修改之后的/data/FastDeploy-develop/examples/vision/ocr/PP-OCRv3/serving/models/det_postprocess/1/model.py内容,从228行之后如下:

for i in range(0, len(image_list), predict_size):
    image_list_batch = image_list[i:i+predict_size]
    rec_texts_, rec_scores_, cls_labels_, cls_scores_ = self.predict_batch_images(image_list_batch)
    # print('jer, so,why', rec_texts_, type(rec_texts_))
    rec_texts += rec_texts_.tolist()
    rec_scores += rec_scores_.tolist()
    cls_labels += cls_labels_.tolist()
    cls_scores += cls_scores_.tolist()

下面为对box拆分为小batch预测的代码:

def predict_batch_images(self, image_list):
        cls_labels = []
        cls_scores = []
        rec_texts = []
        rec_scores = []

        cls_pre_tensors = self.cls_preprocessor.run(image_list)
        cls_dlpack_tensor = cls_pre_tensors[0].to_dlpack()
        # print(type(cls_dlpack_tensor), 'haha')
        cls_input_tensor = pb_utils.Tensor.from_dlpack(
            "x", cls_dlpack_tensor)

        inference_request = pb_utils.InferenceRequest(
            model_name='cls_pp',
            requested_output_names=['cls_labels', 'cls_scores'],
            inputs=[cls_input_tensor])
        inference_response = inference_request.exec()
        if inference_response.has_error():
            raise pb_utils.TritonModelException(
                inference_response.error().message())
        else:
            # Extract the output tensors from the inference response.
            cls_labels = pb_utils.get_output_tensor_by_name(
                inference_response, 'cls_labels')
            cls_labels = cls_labels.as_numpy()

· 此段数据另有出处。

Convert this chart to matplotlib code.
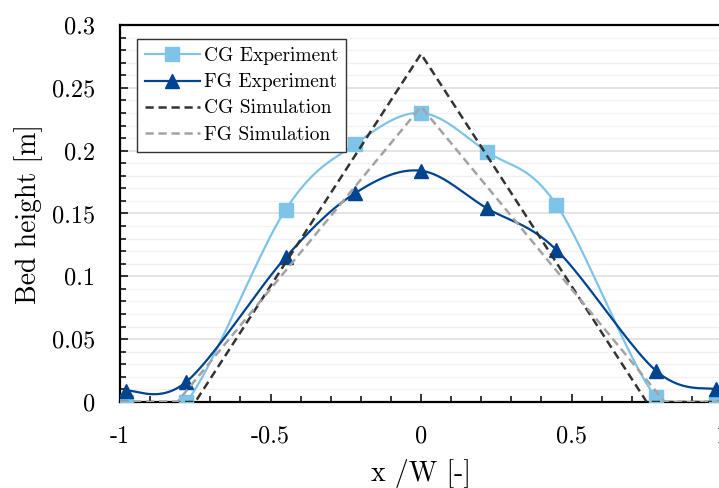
import numpy as np
import matplotlib
matplotlib.use("Agg")
import matplotlib.pyplot as plt
from matplotlib.ticker import MultipleLocator, FixedLocator, FixedFormatter
from matplotlib.lines import Line2D

plt.rcParams["font.family"] = ["cmr10", "DejaVu Serif"]
plt.rcParams["mathtext.fontset"] = "cm"
plt.rcParams["axes.unicode_minus"] = False

# Measured profiles across the bed
x_exp = [-0.98, -0.78, -0.45, -0.22, 0.0, 0.22, 0.45, 0.78, 0.98]
cg_exp = [0.0, 0.0, 0.153, 0.205, 0.230, 0.199, 0.157, 0.004, 0.0]
fg_exp = [0.009, 0.016, 0.115, 0.166, 0.184, 0.154, 0.121, 0.025, 0.010]

# Simulated heap shapes
x_cg_sim = [-1.0, -0.75, 0.0, 0.75, 1.0]
cg_sim = [0.0, 0.0, 0.277, 0.0, 0.0]
x_fg_sim = [-1.0, -0.81, 0.0, 0.81, 1.0]
fg_sim = [0.0, 0.0, 0.235, 0.0, 0.0]

x_ticks = [-1, -0.5, 0, 0.5, 1]
x_tick_labels = ["-1", "-0.5", "0", "0.5", "1"]
y_ticks = [0, 0.05, 0.1, 0.15, 0.2, 0.25, 0.3]
y_tick_labels = ["0", "0.05", "0.1", "0.15", "0.2", "0.25", "0.3"]

C_CG = "#7dc4e8"
C_FG = "#00438f"
C_CGS = "#333333"
C_FGS = "#a3a3a3"


def smooth(xs, ys, n=40):
    """Catmull-Rom curve through the points (spreadsheet-style smoothed line)."""
    p = np.column_stack([xs, ys]).astype(float)
    p = np.vstack([p[0], p, p[-1]])
    out = []
    t = np.linspace(0, 1, n)[:, None]
    for i in range(1, len(p) - 2):
        p0, p1, p2, p3 = p[i - 1], p[i], p[i + 1], p[i + 2]
        b1 = p1 + (p2 - p0) / 6.0
        b2 = p2 - (p3 - p1) / 6.0
        seg = ((1 - t) ** 3) * p1 + 3 * ((1 - t) ** 2) * t * b1 + 3 * (1 - t) * t ** 2 * b2 + t ** 3 * p2
        out.append(seg if i == 1 else seg[1:])
    c = np.vstack(out)
    return c[:, 0], c[:, 1]


fig = plt.figure(figsize=(7.19, 4.88), dpi=100)
W, H = 719, 488
ax = fig.add_axes([120 / W, 86 / H, 602 / W, 377 / H])

ax.set_xlim(-1, 1)
ax.set_ylim(0, 0.3)

# horizontal grid
ax.yaxis.set_minor_locator(MultipleLocator(0.01))
ax.xaxis.set_minor_locator(MultipleLocator(0.1))
ax.grid(True, axis="y", which="major", color="#e2e2e2", lw=1.3, zorder=0)
ax.grid(True, axis="y", which="minor", color="#f2f2f2", lw=1.0, zorder=0)
ax.set_axisbelow(True)

sx, sy = smooth(x_exp, cg_exp)
ax.plot(sx, sy, color=C_CG, lw=1.6, zorder=3)
ax.plot(x_exp, cg_exp, ls="none", marker="s", ms=10, color=C_CG, zorder=3)

sx, sy = smooth(x_exp, fg_exp)
ax.plot(sx, sy, color=C_FG, lw=1.6, zorder=4)
ax.plot(x_exp, fg_exp, ls="none", marker="^", ms=10, color=C_FG, zorder=4)

ax.plot(x_cg_sim, cg_sim, color=C_CGS, lw=1.8, ls=(0, (3.3, 1.9)), zorder=5)
ax.plot(x_fg_sim, fg_sim, color=C_FGS, lw=1.8, ls=(0, (3.3, 1.9)), zorder=6)

# legend proxies
handles = [
    Line2D([], [], color=C_CG, lw=1.6, marker="s", ms=10),
    Line2D([], [], color=C_FG, lw=1.6, marker="^", ms=10),
    Line2D([], [], color=C_CGS, lw=1.8, ls=(0, (3.3, 1.9))),
    Line2D([], [], color=C_FGS, lw=1.8, ls=(0, (3.3, 1.9))),
]
labels = ["CG Experiment", "FG Experiment", "CG Simulation", "FG Simulation"]
leg = ax.legend(handles, labels, loc="upper left",
                bbox_to_anchor=((137 - 120) / 602, 1 - (39 - 25) / 377),
                borderaxespad=0, fontsize=14, frameon=True, fancybox=False,
                framealpha=1, edgecolor="#333333", handlelength=2.8,
                handletextpad=0.2, labelspacing=0.42, borderpad=0.42)
leg.get_frame().set_linewidth(1.0)

ax.xaxis.set_major_locator(FixedLocator(x_ticks))
ax.xaxis.set_major_formatter(FixedFormatter(x_tick_labels))
ax.yaxis.set_major_locator(FixedLocator(y_ticks))
ax.yaxis.set_major_formatter(FixedFormatter(y_tick_labels))

ax.tick_params(which="both", direction="in", width=1.1, colors="black")
ax.tick_params(which="major", length=6)
ax.tick_params(which="minor", length=4)
ax.tick_params(axis="y", which="both", pad=18, labelsize=17.5)
ax.tick_params(axis="x", which="both", pad=17, labelsize=17.5)
ax.tick_params(top=False, right=False, which="both")

for side in ["left", "bottom", "top", "right"]:
    ax.spines[side].set_linewidth(1.6)
    ax.spines[side].set_color("black")

ax.set_xlabel("x /W [-]", fontsize=20, labelpad=8)
ax.set_ylabel("Bed height [m]", fontsize=20, labelpad=6)

fig.savefig("out.png", dpi=100)
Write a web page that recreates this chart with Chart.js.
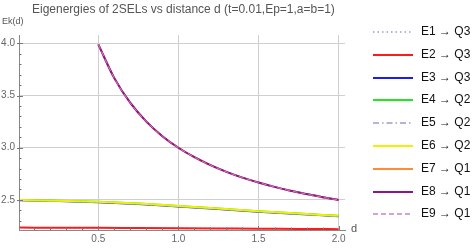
<!DOCTYPE html>
<html>
<head>
<meta charset="utf-8">
<script src="https://cdn.jsdelivr.net/npm/chart.js@4"></script>
<style>
  html, body { margin: 0; padding: 0; background: #fff; }
  #wrap { position: relative; width: 476px; height: 248px; font-family: "Liberation Sans", Arial, sans-serif; }
  #chart { position: absolute; left: 0; top: 0; }
  .txt { position: absolute; white-space: nowrap; }
  #title { left: 32px; top: 2px; font-size: 12px; color: #555; }
  #ylab { left: 2px; top: 16px; font-size: 9px; color: #555; }
  #xlab { left: 351px; top: 222px; font-size: 11px; color: #555; }
  #legend { position: absolute; left: 372px; top: 22px; }
  .item { position: absolute; left: 0; height: 20px; width: 104px; }
  .item svg { position: absolute; left: 0; top: 8px; }
  .item span { position: absolute; left: 49px; top: 2px; font-size: 12px; color: #111; }
</style>
</head>
<body>
<div id="wrap">
  <canvas id="chart" width="476" height="248"></canvas>
  <div id="title" class="txt">Eigenergies of 2SELs vs distance d (t=0.01,Ep=1,a=b=1)</div>
  <div id="ylab" class="txt">Ek(d)</div>
  <div id="xlab" class="txt">d</div>
  <div id="legend"></div>
</div>
<script>
// distances
const dLow = [0.01, 0.25, 0.5, 0.75, 1.0, 1.25, 1.5, 1.75, 2.0];
const dHigh = [0.5, 0.6, 0.7, 0.8, 0.9, 1.0, 1.1, 1.2, 1.3, 1.4, 1.5, 1.6, 1.7, 1.8, 1.9, 2.0];

// energies
const eBottom = [2.235, 2.234, 2.233, 2.231, 2.229, 2.227, 2.225, 2.222, 2.220];
const eMidA = [2.500, 2.493, 2.482, 2.465, 2.442, 2.418, 2.392, 2.370, 2.348];
const eMidB = [2.496, 2.489, 2.478, 2.461, 2.438, 2.414, 2.388, 2.366, 2.344];
const eTop = [3.990, 3.667, 3.429, 3.250, 3.111, 3.000, 2.909, 2.833, 2.769, 2.714,
              2.667, 2.625, 2.588, 2.556, 2.526, 2.500];

// tick positions (labels only on the x.0 / x.5 ones)
const xTickVals = [0.1, 0.2, 0.3, 0.4, 0.5, 0.6, 0.7, 0.8, 0.9, 1.0, 1.1, 1.2, 1.3, 1.4, 1.5, 1.6, 1.7, 1.8, 1.9, 2.0];
const yTickVals = [2.3, 2.4, 2.5, 2.6, 2.7, 2.8, 2.9, 3.0, 3.1, 3.2, 3.3, 3.4, 3.5, 3.6, 3.7, 3.8, 3.9, 4.0];

const labels = ['E1 \u2192 Q3', 'E2 \u2192 Q3', 'E3 \u2192 Q3', 'E4 \u2192 Q2', 'E5 \u2192 Q2',
                'E6 \u2192 Q2', 'E7 \u2192 Q1', 'E8 \u2192 Q1', 'E9 \u2192 Q1'];
const colors = ['#9c9cc9', '#ff1a1a', '#1a1aff', '#22e622', '#9c9cc9',
                '#f0f000', '#ff8c33', '#8c148c', '#c685c6'];
const dashes = [[1.5, 3], [], [], [], [6, 3, 1.5, 3], [], [], [], [5, 3]];
const widths = [1.3, 2, 2, 2, 1.3, 2, 2, 2, 1];
const seriesX = [dLow, dLow, dLow, dLow, dLow, dLow, dHigh, dHigh, dHigh];
const seriesY = [eBottom, eBottom, eMidB, eMidA, eMidB, eMidA, eTop, eTop, eTop];

function pts(xs, ys) {
    return xs.map((x, i) => ({ x: x, y: ys[i] }));
}

const datasets = labels.map((lab, i) => ({
    label: lab,
    data: pts(seriesX[i], seriesY[i]),
    borderColor: colors[i],
    borderDash: dashes[i],
    borderWidth: widths[i],
    pointRadius: 0,
    cubicInterpolationMode: 'monotone',
    fill: false,
    order: 9 - i
}));

const isMajor = v => Math.abs(v * 2 - Math.round(v * 2)) < 1e-6;

// little inside ticks like the original
const tickMarks = {
    id: 'tickMarks',
    afterDatasetsDraw(chart) {
        const c = chart.ctx, a = chart.chartArea;
        const xs = chart.scales.x, ys = chart.scales.y;
        c.save();
        c.strokeStyle = '#777';
        c.lineWidth = 1;
        c.beginPath();
        xs.ticks.forEach(t => {
            const px = Math.round(xs.getPixelForValue(t.value)) + 0.5;
            const len = isMajor(t.value) ? 4 : 2.5;
            c.moveTo(px, a.bottom);
            c.lineTo(px, a.bottom - len);
        });
        ys.ticks.forEach(t => {
            const py = Math.round(ys.getPixelForValue(t.value)) + 0.5;
            const len = isMajor(t.value) ? 4 : 2.5;
            c.moveTo(a.left, py);
            c.lineTo(a.left + len, py);
            if (isMajor(t.value)) { c.moveTo(a.left - 2, py); c.lineTo(a.left, py); }
        });
        c.stroke();
        c.restore();
    }
};

const chart = new Chart(document.getElementById('chart'), {
    type: 'line',
    data: { datasets: datasets },
    options: {
        responsive: false,
        animation: false,
        layout: { padding: { left: 0, top: 35, right: 131, bottom: 0 } },
        plugins: { legend: { display: false }, tooltip: { enabled: false } },
        scales: {
            x: {
                type: 'linear',
                min: 0.005,
                max: 2.04,
                afterBuildTicks(scale) { scale.ticks = xTickVals.map(v => ({ value: v })); },
                afterFit(scale) { scale.height = 18; },
                grid: {
                    drawTicks: false,
                    color: ctx => isMajor(ctx.tick.value) ? '#cfcfcf' : 'rgba(0,0,0,0)'
                },
                border: { color: '#888', width: 1 },
                ticks: {
                    padding: 3,
                    maxRotation: 0,
                    autoSkip: false,
                    color: '#666',
                    font: { family: 'Liberation Sans', size: 10 },
                    callback: v => isMajor(v) ? v.toFixed(1) : ''
                }
            },
            y: {
                type: 'linear',
                min: 2.212,
                max: 4.08,
                afterBuildTicks(scale) { scale.ticks = yTickVals.map(v => ({ value: v })); },
                afterFit(scale) { scale.width = 19; },
                grid: {
                    drawTicks: false,
                    color: ctx => isMajor(ctx.tick.value) ? '#cfcfcf' : 'rgba(0,0,0,0)'
                },
                border: { color: '#888', width: 1 },
                ticks: {
                    padding: 4,
                    autoSkip: false,
                    color: '#666',
                    font: { family: 'Liberation Sans', size: 10 },
                    callback: v => isMajor(v) ? v.toFixed(1) : ''
                }
            }
        }
    },
    plugins: [tickMarks]
});

// legend built as html
const legend = document.getElementById('legend');
labels.forEach((lab, i) => {
    const item = document.createElement('div');
    item.className = 'item';
    item.style.top = (i * 22.8) + 'px';
    const dash = dashes[i].length ? dashes[i].join(' ') : 'none';
    item.innerHTML = '<svg width="42" height="4"><line x1="1" y1="2" x2="41" y2="2" stroke="' + colors[i] +
        '" stroke-width="' + (dashes[i].length ? 1.6 : 2) + '" stroke-dasharray="' + dash + '"/></svg>' +
        '<span>' + lab + '</span>';
    legend.appendChild(item);
});
</script>
</body>
</html>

            cls_scores = pb_utils.get_output_tensor_by_name(
                inference_response, 'cls_scores')
            cls_scores = cls_scores.as_numpy()

        for index in range(len(image_list)):
            if cls_labels[index] == 1 and cls_scores[
                    index] > self.cls_threshold:
                image_list[index] = cv2.rotate(
                    image_list[index].astype(np.float32), 1)
                image_list[index] = np.astype(np.uint8)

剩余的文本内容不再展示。